Using the records that follow, copy every line containing the word "this".

[Start Recorded information]

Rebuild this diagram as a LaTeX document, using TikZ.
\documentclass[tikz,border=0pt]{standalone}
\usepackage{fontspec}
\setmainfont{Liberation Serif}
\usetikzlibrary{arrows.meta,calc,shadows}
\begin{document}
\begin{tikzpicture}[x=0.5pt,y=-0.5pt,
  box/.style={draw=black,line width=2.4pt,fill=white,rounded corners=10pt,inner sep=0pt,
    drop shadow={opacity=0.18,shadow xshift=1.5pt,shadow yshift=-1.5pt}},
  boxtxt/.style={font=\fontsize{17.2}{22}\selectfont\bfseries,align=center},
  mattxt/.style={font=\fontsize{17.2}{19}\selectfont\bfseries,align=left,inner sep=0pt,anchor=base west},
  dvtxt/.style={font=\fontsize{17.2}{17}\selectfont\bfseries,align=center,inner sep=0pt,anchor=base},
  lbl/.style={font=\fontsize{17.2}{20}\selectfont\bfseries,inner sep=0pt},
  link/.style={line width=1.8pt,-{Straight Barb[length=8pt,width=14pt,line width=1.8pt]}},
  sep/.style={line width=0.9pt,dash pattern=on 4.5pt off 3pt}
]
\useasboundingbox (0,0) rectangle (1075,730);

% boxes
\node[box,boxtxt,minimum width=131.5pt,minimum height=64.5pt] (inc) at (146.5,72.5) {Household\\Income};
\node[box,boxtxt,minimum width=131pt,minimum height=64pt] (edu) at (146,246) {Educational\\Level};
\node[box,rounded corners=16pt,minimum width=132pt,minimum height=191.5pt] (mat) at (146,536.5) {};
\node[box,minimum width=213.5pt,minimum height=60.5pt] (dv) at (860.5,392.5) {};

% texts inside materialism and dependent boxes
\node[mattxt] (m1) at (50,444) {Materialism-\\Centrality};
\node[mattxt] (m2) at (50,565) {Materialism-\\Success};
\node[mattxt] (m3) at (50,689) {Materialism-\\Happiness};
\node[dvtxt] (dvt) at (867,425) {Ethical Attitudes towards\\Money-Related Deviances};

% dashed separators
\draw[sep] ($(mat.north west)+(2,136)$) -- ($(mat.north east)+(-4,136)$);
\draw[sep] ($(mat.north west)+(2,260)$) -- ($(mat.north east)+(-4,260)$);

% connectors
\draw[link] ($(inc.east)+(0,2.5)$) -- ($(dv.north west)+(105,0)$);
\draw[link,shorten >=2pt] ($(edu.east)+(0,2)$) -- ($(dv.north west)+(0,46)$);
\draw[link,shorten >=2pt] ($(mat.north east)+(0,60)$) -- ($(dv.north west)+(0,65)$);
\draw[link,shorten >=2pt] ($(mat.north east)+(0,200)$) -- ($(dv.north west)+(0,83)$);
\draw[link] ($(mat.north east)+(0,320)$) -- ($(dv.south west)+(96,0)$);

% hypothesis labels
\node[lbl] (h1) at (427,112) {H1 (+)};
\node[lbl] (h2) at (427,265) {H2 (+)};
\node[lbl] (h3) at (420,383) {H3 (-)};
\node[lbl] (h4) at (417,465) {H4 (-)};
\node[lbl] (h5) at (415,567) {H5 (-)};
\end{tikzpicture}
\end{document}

[End Recorded information]
[Start Recorded information]

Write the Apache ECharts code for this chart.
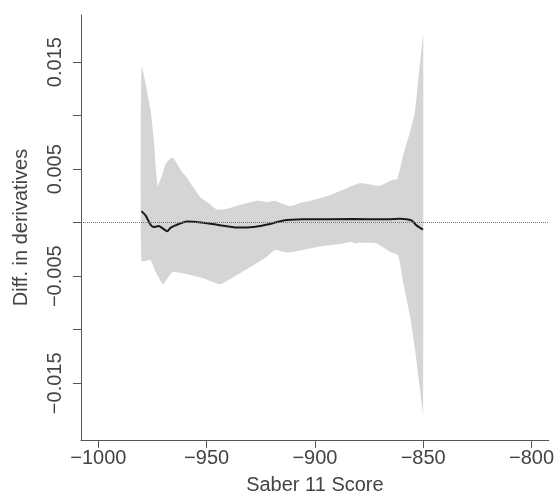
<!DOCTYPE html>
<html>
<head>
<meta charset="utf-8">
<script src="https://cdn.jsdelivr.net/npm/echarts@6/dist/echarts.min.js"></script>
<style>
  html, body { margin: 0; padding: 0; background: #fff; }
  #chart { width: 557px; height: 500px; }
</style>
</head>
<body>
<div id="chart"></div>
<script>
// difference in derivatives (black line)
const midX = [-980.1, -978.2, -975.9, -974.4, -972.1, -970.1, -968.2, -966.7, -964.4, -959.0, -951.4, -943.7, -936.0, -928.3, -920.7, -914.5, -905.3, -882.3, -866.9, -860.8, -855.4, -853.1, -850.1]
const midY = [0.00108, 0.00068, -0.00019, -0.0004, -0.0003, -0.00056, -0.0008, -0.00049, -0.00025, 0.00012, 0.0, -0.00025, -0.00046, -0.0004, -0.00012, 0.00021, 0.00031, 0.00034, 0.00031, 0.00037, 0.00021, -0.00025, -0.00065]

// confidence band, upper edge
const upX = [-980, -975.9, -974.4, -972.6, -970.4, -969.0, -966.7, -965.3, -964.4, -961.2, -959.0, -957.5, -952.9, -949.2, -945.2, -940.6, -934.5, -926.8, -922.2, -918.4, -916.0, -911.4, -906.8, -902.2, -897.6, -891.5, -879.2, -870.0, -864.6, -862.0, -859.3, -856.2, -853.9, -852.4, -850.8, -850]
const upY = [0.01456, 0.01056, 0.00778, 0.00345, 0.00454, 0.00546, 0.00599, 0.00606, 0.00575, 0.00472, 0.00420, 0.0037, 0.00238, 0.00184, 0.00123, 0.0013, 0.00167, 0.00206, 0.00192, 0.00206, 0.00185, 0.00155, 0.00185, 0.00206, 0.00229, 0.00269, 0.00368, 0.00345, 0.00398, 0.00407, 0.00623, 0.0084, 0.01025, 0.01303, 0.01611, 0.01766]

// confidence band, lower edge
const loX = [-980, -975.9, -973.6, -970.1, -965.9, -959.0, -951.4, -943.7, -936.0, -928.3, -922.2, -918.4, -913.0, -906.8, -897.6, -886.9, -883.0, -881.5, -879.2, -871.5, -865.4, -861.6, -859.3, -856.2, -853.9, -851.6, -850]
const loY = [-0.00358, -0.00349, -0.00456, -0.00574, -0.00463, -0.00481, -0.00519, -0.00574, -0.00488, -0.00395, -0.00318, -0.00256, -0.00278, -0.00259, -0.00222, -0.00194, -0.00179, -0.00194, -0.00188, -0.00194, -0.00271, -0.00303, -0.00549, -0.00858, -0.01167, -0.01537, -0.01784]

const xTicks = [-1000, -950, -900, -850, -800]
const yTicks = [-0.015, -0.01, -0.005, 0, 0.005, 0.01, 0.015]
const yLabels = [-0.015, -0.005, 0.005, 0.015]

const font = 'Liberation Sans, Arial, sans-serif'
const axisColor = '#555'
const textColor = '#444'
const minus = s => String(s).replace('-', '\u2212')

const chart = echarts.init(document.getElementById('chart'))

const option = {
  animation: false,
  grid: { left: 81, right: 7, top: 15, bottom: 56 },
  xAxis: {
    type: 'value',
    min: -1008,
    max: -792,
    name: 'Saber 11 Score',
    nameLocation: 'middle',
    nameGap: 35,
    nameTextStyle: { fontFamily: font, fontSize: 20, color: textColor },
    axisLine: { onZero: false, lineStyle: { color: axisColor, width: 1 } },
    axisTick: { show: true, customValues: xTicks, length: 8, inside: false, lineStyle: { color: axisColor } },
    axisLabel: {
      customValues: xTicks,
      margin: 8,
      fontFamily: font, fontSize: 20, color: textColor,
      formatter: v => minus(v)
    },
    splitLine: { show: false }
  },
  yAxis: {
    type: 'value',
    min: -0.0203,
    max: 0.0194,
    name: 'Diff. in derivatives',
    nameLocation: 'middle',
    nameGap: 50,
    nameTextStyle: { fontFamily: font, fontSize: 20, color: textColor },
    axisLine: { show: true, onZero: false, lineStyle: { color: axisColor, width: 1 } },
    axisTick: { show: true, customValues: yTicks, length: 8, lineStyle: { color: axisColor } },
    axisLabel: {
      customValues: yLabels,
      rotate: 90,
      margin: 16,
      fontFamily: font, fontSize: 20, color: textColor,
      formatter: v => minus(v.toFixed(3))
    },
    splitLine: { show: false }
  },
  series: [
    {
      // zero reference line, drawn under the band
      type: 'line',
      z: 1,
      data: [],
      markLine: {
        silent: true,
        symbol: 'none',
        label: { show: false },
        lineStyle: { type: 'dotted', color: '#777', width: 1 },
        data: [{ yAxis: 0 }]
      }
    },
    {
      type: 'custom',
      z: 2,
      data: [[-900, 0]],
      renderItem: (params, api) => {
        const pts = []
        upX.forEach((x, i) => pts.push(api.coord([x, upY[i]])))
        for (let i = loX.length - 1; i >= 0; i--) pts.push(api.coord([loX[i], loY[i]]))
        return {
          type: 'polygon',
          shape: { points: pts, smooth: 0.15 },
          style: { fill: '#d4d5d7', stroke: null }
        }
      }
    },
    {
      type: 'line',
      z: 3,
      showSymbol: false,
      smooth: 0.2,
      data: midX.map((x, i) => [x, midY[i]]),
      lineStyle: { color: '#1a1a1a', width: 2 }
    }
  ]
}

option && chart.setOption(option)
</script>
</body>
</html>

[End Recorded information]
[Start Recorded information]

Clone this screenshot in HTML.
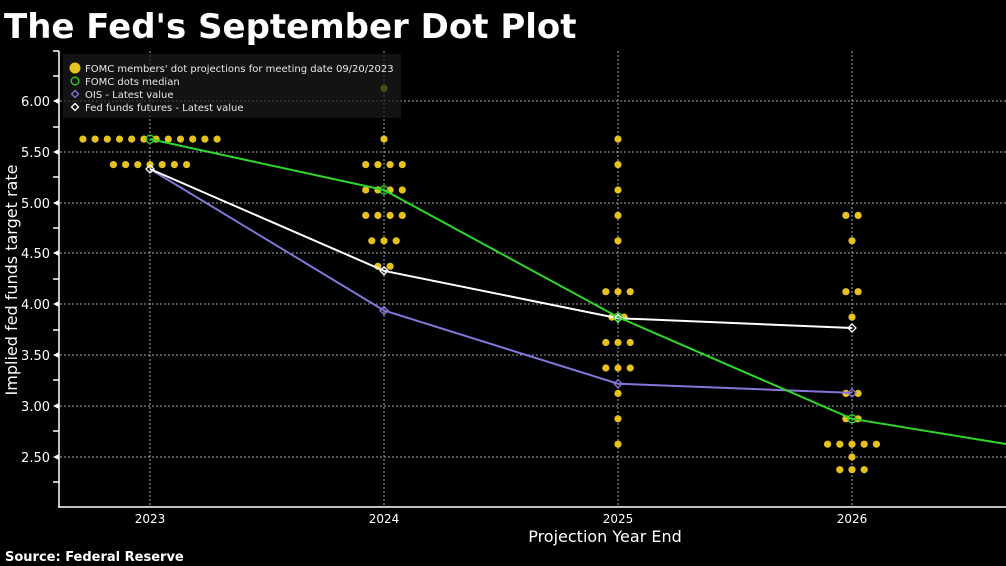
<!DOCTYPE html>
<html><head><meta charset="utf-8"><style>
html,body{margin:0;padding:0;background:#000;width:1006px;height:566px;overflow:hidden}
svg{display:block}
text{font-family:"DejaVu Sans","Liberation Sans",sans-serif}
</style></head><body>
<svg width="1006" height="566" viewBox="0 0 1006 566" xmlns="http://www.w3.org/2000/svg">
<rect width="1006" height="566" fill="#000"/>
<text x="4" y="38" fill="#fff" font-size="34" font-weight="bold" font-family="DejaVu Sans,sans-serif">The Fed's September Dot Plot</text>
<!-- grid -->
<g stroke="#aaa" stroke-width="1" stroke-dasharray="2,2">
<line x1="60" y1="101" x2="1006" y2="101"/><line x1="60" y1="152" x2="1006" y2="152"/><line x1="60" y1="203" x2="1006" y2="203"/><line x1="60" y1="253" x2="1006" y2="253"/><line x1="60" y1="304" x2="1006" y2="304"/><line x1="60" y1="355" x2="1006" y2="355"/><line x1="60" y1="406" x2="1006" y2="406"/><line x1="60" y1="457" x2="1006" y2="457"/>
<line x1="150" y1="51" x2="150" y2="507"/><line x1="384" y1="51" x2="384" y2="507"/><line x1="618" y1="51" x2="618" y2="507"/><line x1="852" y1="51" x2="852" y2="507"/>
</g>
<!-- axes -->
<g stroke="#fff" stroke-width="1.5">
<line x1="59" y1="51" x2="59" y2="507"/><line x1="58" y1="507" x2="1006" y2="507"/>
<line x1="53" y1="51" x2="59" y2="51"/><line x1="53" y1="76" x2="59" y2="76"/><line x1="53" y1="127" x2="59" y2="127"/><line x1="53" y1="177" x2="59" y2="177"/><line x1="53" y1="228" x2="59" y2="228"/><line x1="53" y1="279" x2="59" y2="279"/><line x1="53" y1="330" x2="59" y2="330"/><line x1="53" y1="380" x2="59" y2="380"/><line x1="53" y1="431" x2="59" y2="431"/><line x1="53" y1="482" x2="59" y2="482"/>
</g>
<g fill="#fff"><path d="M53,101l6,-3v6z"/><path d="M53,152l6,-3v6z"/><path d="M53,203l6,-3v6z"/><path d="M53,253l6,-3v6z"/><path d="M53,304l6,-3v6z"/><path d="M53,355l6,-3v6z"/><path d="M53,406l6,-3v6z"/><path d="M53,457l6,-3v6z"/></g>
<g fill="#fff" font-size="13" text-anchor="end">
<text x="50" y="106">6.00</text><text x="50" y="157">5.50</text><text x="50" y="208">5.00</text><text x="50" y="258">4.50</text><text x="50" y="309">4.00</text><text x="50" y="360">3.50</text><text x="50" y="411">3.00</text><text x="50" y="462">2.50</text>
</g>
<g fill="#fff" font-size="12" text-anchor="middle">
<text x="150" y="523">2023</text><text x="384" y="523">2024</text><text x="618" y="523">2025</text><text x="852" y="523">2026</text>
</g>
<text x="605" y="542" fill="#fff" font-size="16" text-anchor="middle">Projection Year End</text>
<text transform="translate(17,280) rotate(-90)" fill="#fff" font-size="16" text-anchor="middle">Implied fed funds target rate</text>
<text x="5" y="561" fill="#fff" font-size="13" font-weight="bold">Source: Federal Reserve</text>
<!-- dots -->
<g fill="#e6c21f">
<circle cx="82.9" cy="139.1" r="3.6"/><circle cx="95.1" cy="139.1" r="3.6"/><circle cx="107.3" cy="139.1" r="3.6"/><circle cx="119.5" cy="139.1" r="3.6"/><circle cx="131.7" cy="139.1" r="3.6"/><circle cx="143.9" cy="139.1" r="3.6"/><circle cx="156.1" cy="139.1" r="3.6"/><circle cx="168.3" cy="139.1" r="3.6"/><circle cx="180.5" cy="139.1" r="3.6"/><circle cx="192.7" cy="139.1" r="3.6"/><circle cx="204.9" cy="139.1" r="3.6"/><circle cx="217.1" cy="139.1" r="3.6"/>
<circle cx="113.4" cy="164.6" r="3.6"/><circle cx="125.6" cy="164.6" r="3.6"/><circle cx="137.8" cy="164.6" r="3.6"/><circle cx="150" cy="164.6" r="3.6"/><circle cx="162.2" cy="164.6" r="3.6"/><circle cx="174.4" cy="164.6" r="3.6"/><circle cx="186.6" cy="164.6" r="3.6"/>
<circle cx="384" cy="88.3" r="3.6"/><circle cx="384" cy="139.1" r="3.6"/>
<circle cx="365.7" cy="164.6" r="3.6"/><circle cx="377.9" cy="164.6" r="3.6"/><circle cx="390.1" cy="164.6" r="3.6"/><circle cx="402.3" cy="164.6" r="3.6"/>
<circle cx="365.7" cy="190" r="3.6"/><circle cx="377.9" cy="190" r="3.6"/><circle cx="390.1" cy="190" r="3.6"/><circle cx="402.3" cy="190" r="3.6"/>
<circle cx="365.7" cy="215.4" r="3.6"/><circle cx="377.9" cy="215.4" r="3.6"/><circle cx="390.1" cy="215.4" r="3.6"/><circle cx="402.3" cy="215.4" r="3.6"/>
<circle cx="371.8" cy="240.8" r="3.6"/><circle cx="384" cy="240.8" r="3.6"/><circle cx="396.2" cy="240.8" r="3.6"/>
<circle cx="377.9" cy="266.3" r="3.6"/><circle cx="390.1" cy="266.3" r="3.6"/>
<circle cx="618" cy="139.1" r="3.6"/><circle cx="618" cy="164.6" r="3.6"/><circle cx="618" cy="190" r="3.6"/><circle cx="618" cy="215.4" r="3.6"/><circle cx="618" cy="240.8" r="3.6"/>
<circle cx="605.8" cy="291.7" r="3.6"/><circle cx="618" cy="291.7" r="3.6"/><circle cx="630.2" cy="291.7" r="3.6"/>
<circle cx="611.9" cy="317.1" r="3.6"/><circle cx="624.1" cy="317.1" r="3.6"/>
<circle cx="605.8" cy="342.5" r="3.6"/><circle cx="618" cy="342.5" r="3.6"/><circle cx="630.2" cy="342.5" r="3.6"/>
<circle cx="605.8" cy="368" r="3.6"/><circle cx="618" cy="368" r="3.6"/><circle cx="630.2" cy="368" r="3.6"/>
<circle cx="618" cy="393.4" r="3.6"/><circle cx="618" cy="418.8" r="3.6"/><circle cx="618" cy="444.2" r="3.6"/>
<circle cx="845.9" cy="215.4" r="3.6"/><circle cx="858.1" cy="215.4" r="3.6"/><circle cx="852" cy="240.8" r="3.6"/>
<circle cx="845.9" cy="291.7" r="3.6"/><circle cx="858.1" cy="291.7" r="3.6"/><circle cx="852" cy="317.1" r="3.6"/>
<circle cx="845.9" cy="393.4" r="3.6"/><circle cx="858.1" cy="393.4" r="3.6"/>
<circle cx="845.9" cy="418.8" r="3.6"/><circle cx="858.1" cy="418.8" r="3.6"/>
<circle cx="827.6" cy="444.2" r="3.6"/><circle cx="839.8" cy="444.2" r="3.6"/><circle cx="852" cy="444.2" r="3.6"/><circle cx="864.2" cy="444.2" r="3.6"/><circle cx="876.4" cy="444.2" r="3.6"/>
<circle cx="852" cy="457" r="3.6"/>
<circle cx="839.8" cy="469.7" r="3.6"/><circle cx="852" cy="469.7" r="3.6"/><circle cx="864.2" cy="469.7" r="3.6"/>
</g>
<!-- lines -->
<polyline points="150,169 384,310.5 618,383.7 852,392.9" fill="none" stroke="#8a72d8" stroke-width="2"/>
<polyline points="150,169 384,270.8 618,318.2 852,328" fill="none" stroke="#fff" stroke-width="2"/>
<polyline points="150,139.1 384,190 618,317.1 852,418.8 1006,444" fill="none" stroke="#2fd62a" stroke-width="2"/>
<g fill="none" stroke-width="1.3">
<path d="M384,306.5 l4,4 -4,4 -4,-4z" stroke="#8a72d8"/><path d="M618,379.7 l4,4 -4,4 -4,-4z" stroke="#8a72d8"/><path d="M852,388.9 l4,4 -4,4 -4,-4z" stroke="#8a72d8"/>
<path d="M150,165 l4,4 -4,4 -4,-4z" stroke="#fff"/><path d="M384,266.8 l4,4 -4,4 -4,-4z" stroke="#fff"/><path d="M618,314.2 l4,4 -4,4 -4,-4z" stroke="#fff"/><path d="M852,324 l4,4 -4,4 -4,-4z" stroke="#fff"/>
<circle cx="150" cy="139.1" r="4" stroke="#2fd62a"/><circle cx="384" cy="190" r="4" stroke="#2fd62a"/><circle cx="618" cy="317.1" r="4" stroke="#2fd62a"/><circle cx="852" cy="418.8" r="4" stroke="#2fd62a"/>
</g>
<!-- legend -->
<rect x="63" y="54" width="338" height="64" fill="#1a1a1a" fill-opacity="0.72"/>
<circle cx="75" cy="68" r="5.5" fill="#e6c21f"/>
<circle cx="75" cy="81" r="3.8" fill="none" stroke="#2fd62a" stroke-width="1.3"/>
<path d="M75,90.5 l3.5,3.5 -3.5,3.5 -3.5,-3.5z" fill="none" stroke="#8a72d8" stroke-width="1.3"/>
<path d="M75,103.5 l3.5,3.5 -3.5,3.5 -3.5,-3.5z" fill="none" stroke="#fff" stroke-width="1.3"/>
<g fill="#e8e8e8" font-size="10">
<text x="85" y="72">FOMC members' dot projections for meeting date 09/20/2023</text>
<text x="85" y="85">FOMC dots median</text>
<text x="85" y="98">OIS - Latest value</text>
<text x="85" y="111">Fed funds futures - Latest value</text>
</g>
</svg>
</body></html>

[End Recorded information]

*Exercise result*
Rebuild this diagram as a LaTeX document, using TikZ.
Write the Apache ECharts code for this chart.
Clone this screenshot in HTML.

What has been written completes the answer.